Read Tensie Whelan's full profile on our blog.
Tensie Whelan is president of the Rainforest Alliance. She first became involved as a board member in 1990 and then served as a consultant, becoming the executive director in 2000. Whelan has worked in the environmental field for more than 25 years, during which time she served as the vice president of conservation information at the National Audubon Society and executive director of the New York League of Conservation Voters. She also worked as a journalist and consultant in Costa Rica; the managing editor of Ambio, a Stockholm-based international environmental journal; and as a consultant for nonprofit organizations such as the Environmental Defense Fund. Whelan serves on the advisory boards of Social Accountability International, Unilever Sustainable Sourcing Advisory Board, and is co-chair of the steering committee of the Sustainable Food Lab. She holds a M.A. in international communication from American University's School of International Service and a B.A. in political science from New York University. Whelan's published work includes one of the first books on ecofriendly tourism, Nature Tourism: Managing for the Environment. She has been recognized as one of the 100 Most Influential People in Business Ethics by the Ethisphere Institute, and was the recipient of the Wall Street Journal/Winning Workplaces Top Small Workplace Award for the Rainforest Alliance in 2008.

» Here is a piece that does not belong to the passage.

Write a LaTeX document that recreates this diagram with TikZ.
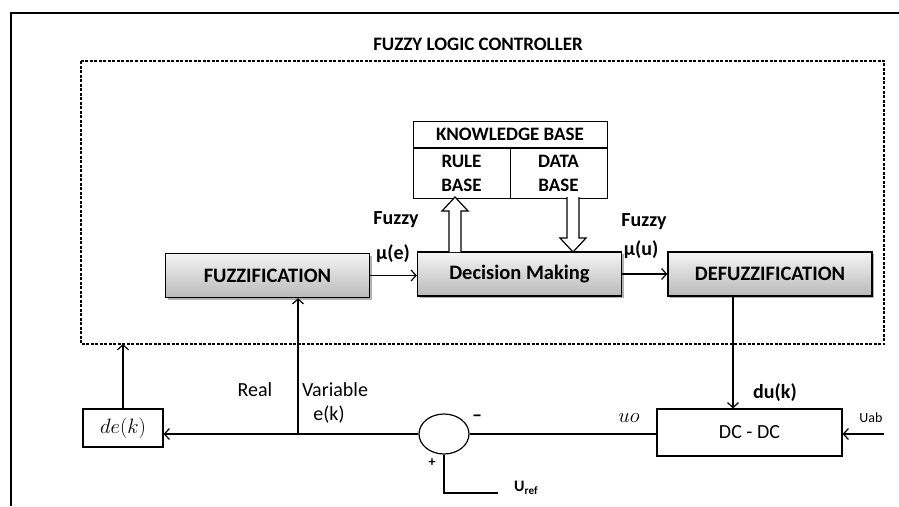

Malik Yakini, Executive Director, The Detroit Black Community Food Security Network (DBCFSN)
For his work to ensure social justice, food equity, and food security to the people of urban Detroit.
Read Malik Yakini's full profile on our blog.
Malik Yakini is a founder and executive director of the Detroit Black Community Food Security Network, which operates a seven-acre farm in Detroit. Along with DBCFSN he spearheaded efforts to establish the Detroit Food Policy Council, which he also chaired. Yakini was a member of the Michigan Food Policy Council, and serves on the steering committee of Undoing Racism in the Detroit Food System. From 1990 to 2011 he was executive director of Nsoroma Institute Public School Academy, one of Detroit’s leading African-centered schools. Yakini was honored as Administrator of the Year by the Michigan Association of Public School Academies in 2006, and served on the board of directors of Timbuktu Academy of Science and Technology from 2004 to 2011. He is also CEO of Black Star Educational Management. Yakini is dedicated to working towards identifying and alleviating the impact of racism and white privilege on the food system, and contributing to the development of an international food sovereignty movement. He has presented at numerous national conferences on food justice and implementing community food security practices. Yakini is also featured in the book Blacks Living Green and the movie Urban Roots, and is currently a Food and Community Fellow for the Institute for Agriculture and Trade Policy.